Written task:
Set down the material below word for word, excluding the pictures.

::: Dataset excerpt

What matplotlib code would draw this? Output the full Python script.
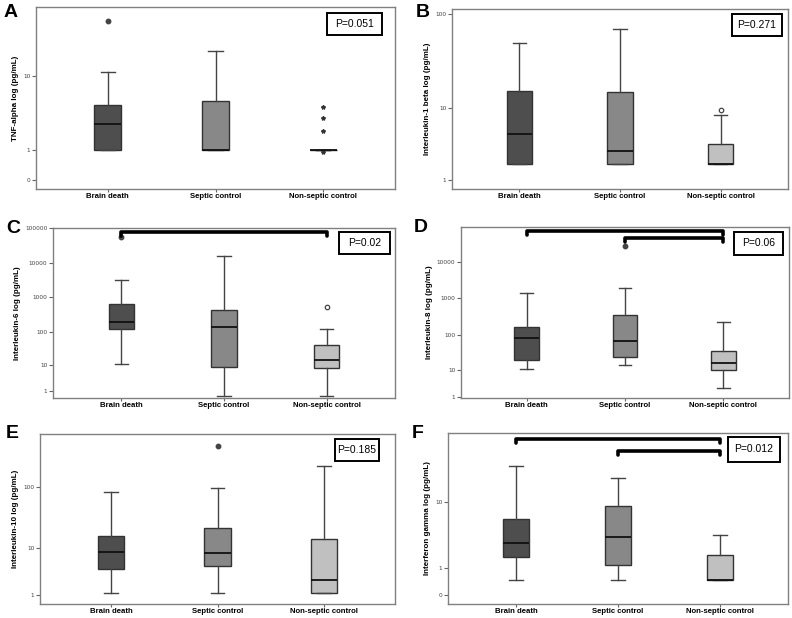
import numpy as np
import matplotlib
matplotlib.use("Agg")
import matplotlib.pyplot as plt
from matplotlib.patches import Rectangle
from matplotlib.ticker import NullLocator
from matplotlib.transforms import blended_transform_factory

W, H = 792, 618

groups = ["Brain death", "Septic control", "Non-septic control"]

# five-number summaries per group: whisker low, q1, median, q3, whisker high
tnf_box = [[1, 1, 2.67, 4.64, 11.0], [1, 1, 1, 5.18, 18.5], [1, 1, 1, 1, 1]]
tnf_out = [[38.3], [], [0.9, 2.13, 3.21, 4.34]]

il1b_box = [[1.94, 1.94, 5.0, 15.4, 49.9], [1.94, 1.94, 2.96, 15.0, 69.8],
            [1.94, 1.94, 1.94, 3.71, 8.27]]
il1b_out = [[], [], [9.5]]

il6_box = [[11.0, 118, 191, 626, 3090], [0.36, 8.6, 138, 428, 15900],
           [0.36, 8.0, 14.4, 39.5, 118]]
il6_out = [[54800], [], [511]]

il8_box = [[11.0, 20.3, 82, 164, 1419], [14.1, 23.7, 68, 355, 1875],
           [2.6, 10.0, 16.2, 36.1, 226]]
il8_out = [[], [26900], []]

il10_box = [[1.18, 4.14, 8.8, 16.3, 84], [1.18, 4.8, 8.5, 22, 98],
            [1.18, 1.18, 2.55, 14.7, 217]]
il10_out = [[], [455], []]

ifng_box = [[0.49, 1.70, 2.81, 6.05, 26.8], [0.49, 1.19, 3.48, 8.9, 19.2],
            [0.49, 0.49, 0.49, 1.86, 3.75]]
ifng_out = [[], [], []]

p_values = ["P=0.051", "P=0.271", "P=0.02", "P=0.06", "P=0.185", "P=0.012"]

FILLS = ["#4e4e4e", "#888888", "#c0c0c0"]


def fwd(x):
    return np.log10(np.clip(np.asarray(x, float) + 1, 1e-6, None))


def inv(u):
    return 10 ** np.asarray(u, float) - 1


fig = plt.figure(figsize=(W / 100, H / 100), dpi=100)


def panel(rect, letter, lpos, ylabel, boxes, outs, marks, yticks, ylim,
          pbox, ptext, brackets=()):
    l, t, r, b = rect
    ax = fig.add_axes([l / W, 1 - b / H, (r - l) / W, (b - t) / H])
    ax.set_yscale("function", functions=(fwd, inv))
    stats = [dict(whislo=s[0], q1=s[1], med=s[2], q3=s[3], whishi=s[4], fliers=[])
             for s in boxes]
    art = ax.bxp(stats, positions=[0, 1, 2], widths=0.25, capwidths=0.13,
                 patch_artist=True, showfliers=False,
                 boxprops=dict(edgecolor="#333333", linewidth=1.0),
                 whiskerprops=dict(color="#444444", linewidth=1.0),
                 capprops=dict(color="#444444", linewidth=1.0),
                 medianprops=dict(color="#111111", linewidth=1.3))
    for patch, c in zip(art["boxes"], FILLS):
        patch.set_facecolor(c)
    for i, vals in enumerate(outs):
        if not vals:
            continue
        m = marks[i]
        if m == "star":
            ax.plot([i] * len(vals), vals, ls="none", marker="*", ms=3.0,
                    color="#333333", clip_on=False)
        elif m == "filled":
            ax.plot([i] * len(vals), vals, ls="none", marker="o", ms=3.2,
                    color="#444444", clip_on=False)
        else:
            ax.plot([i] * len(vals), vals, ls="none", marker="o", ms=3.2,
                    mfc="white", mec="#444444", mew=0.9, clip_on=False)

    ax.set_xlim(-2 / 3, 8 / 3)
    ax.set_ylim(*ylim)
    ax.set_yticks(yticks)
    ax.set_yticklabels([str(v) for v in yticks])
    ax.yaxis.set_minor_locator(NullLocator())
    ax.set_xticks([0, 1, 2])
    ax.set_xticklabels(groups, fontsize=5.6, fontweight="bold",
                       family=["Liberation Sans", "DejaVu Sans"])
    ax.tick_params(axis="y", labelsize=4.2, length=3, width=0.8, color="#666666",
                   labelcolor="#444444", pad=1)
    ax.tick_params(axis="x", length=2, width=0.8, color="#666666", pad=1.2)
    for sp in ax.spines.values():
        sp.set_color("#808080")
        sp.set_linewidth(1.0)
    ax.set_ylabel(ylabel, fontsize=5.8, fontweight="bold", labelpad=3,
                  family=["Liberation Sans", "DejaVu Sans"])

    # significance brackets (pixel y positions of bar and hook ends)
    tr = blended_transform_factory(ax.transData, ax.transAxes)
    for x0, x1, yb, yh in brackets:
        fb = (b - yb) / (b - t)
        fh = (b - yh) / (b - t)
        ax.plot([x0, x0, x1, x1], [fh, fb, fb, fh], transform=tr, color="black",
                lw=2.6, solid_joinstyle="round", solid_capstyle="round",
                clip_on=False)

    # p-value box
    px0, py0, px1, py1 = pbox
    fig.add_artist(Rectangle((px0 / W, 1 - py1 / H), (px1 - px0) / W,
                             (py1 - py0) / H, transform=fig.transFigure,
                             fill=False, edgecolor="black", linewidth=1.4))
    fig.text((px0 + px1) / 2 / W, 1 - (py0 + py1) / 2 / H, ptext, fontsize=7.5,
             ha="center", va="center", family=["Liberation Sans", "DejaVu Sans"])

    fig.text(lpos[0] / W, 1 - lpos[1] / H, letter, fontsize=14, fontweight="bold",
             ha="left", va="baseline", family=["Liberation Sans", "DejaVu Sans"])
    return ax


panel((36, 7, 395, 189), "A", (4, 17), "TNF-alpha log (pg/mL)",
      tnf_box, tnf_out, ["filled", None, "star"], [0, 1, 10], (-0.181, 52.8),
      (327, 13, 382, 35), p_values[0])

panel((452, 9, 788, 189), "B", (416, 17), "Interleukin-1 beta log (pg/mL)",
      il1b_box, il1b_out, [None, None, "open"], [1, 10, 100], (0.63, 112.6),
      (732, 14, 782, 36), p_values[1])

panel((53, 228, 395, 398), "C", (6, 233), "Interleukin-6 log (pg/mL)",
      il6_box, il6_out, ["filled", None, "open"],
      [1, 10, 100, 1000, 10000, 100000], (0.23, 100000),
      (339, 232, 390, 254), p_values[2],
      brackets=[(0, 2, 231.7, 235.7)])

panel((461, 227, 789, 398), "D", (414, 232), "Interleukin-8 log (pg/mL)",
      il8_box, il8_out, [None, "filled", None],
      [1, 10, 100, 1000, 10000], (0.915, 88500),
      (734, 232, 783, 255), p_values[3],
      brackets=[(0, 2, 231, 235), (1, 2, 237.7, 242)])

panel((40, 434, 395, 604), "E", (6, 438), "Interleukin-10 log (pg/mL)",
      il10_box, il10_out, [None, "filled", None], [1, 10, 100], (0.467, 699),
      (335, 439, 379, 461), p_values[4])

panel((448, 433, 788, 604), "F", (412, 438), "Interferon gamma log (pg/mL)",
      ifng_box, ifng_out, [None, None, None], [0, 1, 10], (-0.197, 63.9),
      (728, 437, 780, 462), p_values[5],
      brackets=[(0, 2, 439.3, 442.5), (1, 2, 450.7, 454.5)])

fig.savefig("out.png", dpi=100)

::::::

Expected output:
What matplotlib code would draw this? Output the full Python script.
import numpy as np
import matplotlib
matplotlib.use("Agg")
import matplotlib.pyplot as plt
from matplotlib.patches import Rectangle
from matplotlib.ticker import NullLocator
from matplotlib.transforms import blended_transform_factory

W, H = 792, 618

groups = ["Brain death", "Septic control", "Non-septic control"]

# five-number summaries per group: whisker low, q1, median, q3, whisker high
tnf_box = [[1, 1, 2.67, 4.64, 11.0], [1, 1, 1, 5.18, 18.5], [1, 1, 1, 1, 1]]
tnf_out = [[38.3], [], [0.9, 2.13, 3.21, 4.34]]

il1b_box = [[1.94, 1.94, 5.0, 15.4, 49.9], [1.94, 1.94, 2.96, 15.0, 69.8],
            [1.94, 1.94, 1.94, 3.71, 8.27]]
il1b_out = [[], [], [9.5]]

il6_box = [[11.0, 118, 191, 626, 3090], [0.36, 8.6, 138, 428, 15900],
           [0.36, 8.0, 14.4, 39.5, 118]]
il6_out = [[54800], [], [511]]

il8_box = [[11.0, 20.3, 82, 164, 1419], [14.1, 23.7, 68, 355, 1875],
           [2.6, 10.0, 16.2, 36.1, 226]]
il8_out = [[], [26900], []]

il10_box = [[1.18, 4.14, 8.8, 16.3, 84], [1.18, 4.8, 8.5, 22, 98],
            [1.18, 1.18, 2.55, 14.7, 217]]
il10_out = [[], [455], []]

ifng_box = [[0.49, 1.70, 2.81, 6.05, 26.8], [0.49, 1.19, 3.48, 8.9, 19.2],
            [0.49, 0.49, 0.49, 1.86, 3.75]]
ifng_out = [[], [], []]

p_values = ["P=0.051", "P=0.271", "P=0.02", "P=0.06", "P=0.185", "P=0.012"]

FILLS = ["#4e4e4e", "#888888", "#c0c0c0"]


def fwd(x):
    return np.log10(np.clip(np.asarray(x, float) + 1, 1e-6, None))


def inv(u):
    return 10 ** np.asarray(u, float) - 1


fig = plt.figure(figsize=(W / 100, H / 100), dpi=100)


def panel(rect, letter, lpos, ylabel, boxes, outs, marks, yticks, ylim,
          pbox, ptext, brackets=()):
    l, t, r, b = rect
    ax = fig.add_axes([l / W, 1 - b / H, (r - l) / W, (b - t) / H])
    ax.set_yscale("function", functions=(fwd, inv))
    stats = [dict(whislo=s[0], q1=s[1], med=s[2], q3=s[3], whishi=s[4], fliers=[])
             for s in boxes]
    art = ax.bxp(stats, positions=[0, 1, 2], widths=0.25, capwidths=0.13,
                 patch_artist=True, showfliers=False,
                 boxprops=dict(edgecolor="#333333", linewidth=1.0),
                 whiskerprops=dict(color="#444444", linewidth=1.0),
                 capprops=dict(color="#444444", linewidth=1.0),
                 medianprops=dict(color="#111111", linewidth=1.3))
    for patch, c in zip(art["boxes"], FILLS):
        patch.set_facecolor(c)
    for i, vals in enumerate(outs):
        if not vals:
            continue
        m = marks[i]
        if m == "star":
            ax.plot([i] * len(vals), vals, ls="none", marker="*", ms=3.0,
                    color="#333333", clip_on=False)
        elif m == "filled":
            ax.plot([i] * len(vals), vals, ls="none", marker="o", ms=3.2,
                    color="#444444", clip_on=False)
        else:
            ax.plot([i] * len(vals), vals, ls="none", marker="o", ms=3.2,
                    mfc="white", mec="#444444", mew=0.9, clip_on=False)

    ax.set_xlim(-2 / 3, 8 / 3)
    ax.set_ylim(*ylim)
    ax.set_yticks(yticks)
    ax.set_yticklabels([str(v) for v in yticks])
    ax.yaxis.set_minor_locator(NullLocator())
    ax.set_xticks([0, 1, 2])
    ax.set_xticklabels(groups, fontsize=5.6, fontweight="bold",
                       family=["Liberation Sans", "DejaVu Sans"])
    ax.tick_params(axis="y", labelsize=4.2, length=3, width=0.8, color="#666666",
                   labelcolor="#444444", pad=1)
    ax.tick_params(axis="x", length=2, width=0.8, color="#666666", pad=1.2)
    for sp in ax.spines.values():
        sp.set_color("#808080")
        sp.set_linewidth(1.0)
    ax.set_ylabel(ylabel, fontsize=5.8, fontweight="bold", labelpad=3,
                  family=["Liberation Sans", "DejaVu Sans"])

    # significance brackets (pixel y positions of bar and hook ends)
    tr = blended_transform_factory(ax.transData, ax.transAxes)
    for x0, x1, yb, yh in brackets:
        fb = (b - yb) / (b - t)
        fh = (b - yh) / (b - t)
        ax.plot([x0, x0, x1, x1], [fh, fb, fb, fh], transform=tr, color="black",
                lw=2.6, solid_joinstyle="round", solid_capstyle="round",
                clip_on=False)

    # p-value box
    px0, py0, px1, py1 = pbox
    fig.add_artist(Rectangle((px0 / W, 1 - py1 / H), (px1 - px0) / W,
                             (py1 - py0) / H, transform=fig.transFigure,
                             fill=False, edgecolor="black", linewidth=1.4))
    fig.text((px0 + px1) / 2 / W, 1 - (py0 + py1) / 2 / H, ptext, fontsize=7.5,
             ha="center", va="center", family=["Liberation Sans", "DejaVu Sans"])

    fig.text(lpos[0] / W, 1 - lpos[1] / H, letter, fontsize=14, fontweight="bold",
             ha="left", va="baseline", family=["Liberation Sans", "DejaVu Sans"])
    return ax


panel((36, 7, 395, 189), "A", (4, 17), "TNF-alpha log (pg/mL)",
      tnf_box, tnf_out, ["filled", None, "star"], [0, 1, 10], (-0.181, 52.8),
      (327, 13, 382, 35), p_values[0])

panel((452, 9, 788, 189), "B", (416, 17), "Interleukin-1 beta log (pg/mL)",
      il1b_box, il1b_out, [None, None, "open"], [1, 10, 100], (0.63, 112.6),
      (732, 14, 782, 36), p_values[1])

panel((53, 228, 395, 398), "C", (6, 233), "Interleukin-6 log (pg/mL)",
      il6_box, il6_out, ["filled", None, "open"],
      [1, 10, 100, 1000, 10000, 100000], (0.23, 100000),
      (339, 232, 390, 254), p_values[2],
      brackets=[(0, 2, 231.7, 235.7)])

panel((461, 227, 789, 398), "D", (414, 232), "Interleukin-8 log (pg/mL)",
      il8_box, il8_out, [None, "filled", None],
      [1, 10, 100, 1000, 10000], (0.915, 88500),
      (734, 232, 783, 255), p_values[3],
      brackets=[(0, 2, 231, 235), (1, 2, 237.7, 242)])

panel((40, 434, 395, 604), "E", (6, 438), "Interleukin-10 log (pg/mL)",
      il10_box, il10_out, [None, "filled", None], [1, 10, 100], (0.467, 699),
      (335, 439, 379, 461), p_values[4])

panel((448, 433, 788, 604), "F", (412, 438), "Interferon gamma log (pg/mL)",
      ifng_box, ifng_out, [None, None, None], [0, 1, 10], (-0.197, 63.9),
      (728, 437, 780, 462), p_values[5],
      brackets=[(0, 2, 439.3, 442.5), (1, 2, 450.7, 454.5)])

fig.savefig("out.png", dpi=100)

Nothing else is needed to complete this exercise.